拜读了《联合早报·交流站》9月29日刊登的刘立读者投函《别叫写作太沉重》(简称刘文)。文章引述资深语文工作者汪惠迪在《敬畏语言》一文所提的,写文章“必须正确规范,否则不是误导受众,就是贻笑大方。正确地使用语言,必须敬畏语言;敬畏语言,就是敬畏生命”。刘文认为这些框框使得作者不可以畅所欲言,而使得写作变得“太沉重”。对此,笔者不能苟同。
我认为,造成写作“太沉重”的原因很多,除了执笔者本身驾驭语言的能力之外,写作的目的和对文章的要求(即层次和境界)是关键。若像杜甫那样,要求自己写的诗必须“语不惊人死不休”,为了达到这么高的层次,写作的确很沉重。
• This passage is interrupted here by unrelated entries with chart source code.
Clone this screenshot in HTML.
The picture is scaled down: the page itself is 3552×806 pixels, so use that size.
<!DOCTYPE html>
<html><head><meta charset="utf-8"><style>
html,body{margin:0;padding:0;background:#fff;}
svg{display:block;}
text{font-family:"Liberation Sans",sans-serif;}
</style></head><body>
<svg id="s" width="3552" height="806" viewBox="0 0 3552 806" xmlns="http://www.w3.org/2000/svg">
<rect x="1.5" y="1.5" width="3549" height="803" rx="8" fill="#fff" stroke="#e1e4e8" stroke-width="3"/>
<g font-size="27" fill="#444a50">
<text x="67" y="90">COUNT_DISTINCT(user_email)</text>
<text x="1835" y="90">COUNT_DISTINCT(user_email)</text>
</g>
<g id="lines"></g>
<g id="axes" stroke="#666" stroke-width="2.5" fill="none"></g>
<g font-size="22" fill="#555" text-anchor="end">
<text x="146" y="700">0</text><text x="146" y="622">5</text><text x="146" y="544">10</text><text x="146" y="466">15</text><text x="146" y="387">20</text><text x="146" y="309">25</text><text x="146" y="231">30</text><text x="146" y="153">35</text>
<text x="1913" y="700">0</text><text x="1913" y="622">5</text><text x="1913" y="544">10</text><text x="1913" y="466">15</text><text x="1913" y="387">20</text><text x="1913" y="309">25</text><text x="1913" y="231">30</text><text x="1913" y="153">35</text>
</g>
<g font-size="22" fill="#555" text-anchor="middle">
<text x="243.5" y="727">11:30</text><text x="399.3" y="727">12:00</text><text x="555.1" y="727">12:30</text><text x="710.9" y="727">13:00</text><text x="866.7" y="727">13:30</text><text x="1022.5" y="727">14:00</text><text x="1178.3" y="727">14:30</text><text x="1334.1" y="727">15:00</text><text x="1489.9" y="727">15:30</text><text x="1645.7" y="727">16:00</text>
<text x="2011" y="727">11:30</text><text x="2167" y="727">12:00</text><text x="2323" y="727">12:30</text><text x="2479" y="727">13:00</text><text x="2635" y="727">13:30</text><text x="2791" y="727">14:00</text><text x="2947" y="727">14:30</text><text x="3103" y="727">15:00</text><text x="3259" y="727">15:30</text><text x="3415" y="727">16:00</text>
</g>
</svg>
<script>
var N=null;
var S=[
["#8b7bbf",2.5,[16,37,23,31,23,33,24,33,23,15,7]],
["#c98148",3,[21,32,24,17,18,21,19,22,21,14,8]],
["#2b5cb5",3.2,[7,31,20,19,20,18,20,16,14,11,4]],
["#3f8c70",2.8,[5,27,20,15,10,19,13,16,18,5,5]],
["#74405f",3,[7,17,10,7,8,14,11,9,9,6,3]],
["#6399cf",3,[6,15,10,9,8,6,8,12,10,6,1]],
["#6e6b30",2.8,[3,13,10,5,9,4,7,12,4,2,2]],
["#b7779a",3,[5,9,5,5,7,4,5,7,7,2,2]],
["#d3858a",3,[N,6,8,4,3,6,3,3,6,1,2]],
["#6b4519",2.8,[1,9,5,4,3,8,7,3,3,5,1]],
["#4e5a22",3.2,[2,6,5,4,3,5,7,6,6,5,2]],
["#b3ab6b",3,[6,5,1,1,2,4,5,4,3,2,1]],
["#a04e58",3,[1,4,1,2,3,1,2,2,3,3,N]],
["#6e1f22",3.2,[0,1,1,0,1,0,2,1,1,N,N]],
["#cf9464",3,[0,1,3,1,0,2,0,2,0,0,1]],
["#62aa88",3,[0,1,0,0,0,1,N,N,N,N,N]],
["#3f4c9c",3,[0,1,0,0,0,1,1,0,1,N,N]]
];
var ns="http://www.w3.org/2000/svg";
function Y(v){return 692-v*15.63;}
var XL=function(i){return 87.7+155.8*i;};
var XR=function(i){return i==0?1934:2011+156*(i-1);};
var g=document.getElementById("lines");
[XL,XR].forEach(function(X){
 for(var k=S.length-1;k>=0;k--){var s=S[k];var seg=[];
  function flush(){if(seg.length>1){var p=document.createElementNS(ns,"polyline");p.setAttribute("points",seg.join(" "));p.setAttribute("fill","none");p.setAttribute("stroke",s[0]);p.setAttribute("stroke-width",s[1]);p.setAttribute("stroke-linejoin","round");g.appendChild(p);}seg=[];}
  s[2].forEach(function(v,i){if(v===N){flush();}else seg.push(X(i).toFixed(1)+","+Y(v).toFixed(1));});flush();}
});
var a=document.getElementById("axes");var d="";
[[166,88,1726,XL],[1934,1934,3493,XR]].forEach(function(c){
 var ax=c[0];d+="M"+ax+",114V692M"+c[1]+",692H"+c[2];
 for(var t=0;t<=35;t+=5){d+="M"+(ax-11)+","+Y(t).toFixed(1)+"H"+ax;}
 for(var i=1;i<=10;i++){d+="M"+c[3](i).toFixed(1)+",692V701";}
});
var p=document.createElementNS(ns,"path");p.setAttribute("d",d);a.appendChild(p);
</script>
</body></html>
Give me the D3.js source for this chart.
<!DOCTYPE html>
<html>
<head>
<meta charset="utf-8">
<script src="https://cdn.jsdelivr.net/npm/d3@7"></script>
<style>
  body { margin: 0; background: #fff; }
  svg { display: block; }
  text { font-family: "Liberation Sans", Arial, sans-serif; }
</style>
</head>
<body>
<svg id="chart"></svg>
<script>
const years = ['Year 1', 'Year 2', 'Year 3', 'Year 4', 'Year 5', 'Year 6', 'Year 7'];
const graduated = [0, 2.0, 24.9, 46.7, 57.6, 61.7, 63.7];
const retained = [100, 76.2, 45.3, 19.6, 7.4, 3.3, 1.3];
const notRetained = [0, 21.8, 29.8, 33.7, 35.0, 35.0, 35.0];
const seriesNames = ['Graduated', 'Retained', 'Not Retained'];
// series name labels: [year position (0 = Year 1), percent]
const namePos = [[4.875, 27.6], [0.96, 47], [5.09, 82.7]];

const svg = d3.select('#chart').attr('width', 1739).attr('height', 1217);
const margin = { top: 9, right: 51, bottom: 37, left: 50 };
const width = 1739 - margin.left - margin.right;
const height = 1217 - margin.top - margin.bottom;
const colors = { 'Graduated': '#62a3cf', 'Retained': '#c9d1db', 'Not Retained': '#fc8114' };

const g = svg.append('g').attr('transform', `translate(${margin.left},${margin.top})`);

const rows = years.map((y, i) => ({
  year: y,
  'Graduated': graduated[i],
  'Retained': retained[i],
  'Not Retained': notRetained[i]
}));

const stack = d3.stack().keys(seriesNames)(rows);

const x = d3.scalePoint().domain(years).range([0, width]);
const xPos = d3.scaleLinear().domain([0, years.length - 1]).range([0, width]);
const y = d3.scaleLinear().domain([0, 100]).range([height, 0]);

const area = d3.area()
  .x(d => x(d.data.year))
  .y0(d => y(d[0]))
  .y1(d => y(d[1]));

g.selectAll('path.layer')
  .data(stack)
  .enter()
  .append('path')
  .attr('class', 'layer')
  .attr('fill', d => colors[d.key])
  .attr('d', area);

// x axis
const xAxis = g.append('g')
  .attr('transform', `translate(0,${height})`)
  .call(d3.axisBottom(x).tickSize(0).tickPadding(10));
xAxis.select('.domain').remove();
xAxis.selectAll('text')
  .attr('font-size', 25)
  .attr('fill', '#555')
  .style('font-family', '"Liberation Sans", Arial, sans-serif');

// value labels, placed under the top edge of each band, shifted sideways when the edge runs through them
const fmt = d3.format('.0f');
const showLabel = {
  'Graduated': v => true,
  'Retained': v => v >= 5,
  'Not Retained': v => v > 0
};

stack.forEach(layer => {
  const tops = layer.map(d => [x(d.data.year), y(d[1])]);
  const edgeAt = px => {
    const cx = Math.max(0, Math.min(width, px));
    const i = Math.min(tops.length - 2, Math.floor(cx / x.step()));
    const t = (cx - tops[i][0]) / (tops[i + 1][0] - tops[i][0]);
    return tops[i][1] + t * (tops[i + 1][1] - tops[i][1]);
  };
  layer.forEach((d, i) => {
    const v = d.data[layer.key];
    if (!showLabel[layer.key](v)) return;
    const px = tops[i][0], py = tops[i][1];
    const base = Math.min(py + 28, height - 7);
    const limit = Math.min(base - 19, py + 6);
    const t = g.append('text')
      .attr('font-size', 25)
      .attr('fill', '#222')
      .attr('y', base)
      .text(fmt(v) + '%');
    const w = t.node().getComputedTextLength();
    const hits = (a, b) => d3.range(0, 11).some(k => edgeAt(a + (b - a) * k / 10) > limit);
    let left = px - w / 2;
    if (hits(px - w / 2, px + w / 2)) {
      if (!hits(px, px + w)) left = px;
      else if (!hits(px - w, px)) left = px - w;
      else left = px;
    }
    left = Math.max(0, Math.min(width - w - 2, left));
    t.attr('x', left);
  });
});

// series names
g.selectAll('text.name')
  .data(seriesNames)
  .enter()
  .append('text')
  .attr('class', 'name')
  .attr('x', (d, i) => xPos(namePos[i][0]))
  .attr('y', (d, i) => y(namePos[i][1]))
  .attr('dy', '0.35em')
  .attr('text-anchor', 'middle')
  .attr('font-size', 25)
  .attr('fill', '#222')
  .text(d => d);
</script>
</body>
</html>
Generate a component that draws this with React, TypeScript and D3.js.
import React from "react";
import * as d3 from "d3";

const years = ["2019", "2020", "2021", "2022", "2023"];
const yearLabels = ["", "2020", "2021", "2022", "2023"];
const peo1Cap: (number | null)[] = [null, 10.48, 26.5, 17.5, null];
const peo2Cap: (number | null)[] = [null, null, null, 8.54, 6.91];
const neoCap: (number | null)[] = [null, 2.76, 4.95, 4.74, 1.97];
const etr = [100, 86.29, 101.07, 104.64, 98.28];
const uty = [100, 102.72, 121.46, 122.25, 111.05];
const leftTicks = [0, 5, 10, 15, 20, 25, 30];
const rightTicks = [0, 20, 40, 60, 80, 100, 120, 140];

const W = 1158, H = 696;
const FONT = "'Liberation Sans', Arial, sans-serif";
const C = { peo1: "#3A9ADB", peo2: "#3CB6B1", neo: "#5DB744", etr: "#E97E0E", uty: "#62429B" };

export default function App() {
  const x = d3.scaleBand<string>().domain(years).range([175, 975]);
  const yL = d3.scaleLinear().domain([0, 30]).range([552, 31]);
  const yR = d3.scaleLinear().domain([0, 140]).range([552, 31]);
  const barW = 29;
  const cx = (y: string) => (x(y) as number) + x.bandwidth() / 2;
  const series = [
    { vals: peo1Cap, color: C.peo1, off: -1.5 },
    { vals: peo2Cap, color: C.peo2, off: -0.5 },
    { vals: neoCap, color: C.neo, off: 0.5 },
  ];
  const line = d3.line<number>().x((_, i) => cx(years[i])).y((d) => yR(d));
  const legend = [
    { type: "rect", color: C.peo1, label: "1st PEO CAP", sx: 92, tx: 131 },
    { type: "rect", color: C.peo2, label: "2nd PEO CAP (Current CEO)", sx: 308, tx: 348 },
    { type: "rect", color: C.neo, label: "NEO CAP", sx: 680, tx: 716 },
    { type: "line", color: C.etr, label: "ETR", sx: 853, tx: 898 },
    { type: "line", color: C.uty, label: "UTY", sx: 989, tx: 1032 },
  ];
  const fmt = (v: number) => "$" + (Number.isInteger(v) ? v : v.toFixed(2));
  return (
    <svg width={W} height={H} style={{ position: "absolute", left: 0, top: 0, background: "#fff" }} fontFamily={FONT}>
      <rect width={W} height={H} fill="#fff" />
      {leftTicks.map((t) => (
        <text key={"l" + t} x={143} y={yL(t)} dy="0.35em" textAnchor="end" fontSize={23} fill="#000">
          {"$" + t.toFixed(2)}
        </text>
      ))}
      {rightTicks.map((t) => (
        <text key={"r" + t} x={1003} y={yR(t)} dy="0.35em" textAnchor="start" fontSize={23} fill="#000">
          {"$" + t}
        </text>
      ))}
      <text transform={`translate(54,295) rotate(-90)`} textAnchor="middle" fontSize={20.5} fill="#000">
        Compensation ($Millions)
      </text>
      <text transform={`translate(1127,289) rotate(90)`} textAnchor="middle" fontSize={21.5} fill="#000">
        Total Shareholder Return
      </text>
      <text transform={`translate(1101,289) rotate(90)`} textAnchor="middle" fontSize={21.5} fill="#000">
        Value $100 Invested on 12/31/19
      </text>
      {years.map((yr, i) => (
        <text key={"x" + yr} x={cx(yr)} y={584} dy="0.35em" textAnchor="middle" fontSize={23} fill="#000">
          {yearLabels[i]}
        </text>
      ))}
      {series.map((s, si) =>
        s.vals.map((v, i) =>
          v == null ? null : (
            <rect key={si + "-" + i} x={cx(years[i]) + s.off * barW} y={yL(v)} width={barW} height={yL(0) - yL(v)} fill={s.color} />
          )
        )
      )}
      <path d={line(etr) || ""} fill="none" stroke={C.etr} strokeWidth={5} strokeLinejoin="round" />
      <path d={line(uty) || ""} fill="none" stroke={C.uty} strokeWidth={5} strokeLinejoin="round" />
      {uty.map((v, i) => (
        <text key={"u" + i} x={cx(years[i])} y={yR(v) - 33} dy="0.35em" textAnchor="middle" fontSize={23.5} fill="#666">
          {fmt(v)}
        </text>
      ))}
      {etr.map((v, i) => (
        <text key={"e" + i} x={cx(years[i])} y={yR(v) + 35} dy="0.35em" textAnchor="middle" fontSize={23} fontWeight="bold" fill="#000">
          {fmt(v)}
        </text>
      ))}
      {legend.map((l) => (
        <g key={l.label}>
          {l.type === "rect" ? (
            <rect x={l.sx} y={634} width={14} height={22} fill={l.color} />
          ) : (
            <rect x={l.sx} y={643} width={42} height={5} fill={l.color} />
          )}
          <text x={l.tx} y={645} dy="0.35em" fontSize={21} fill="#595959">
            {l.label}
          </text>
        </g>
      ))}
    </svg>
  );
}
曹丕认为,文章是经国之大业,不朽之盛事。如果抱着这么高的使命感去写文章,不沉重才怪。
若我们写作的目的,只是记录生活点滴,或者在《交流站》抒发个人见解,完全可以采用刘先生提到的,“我手写我口”。执笔者书写这些文章,大可不必拘泥于各种表现手法,只要平铺直叙就行了。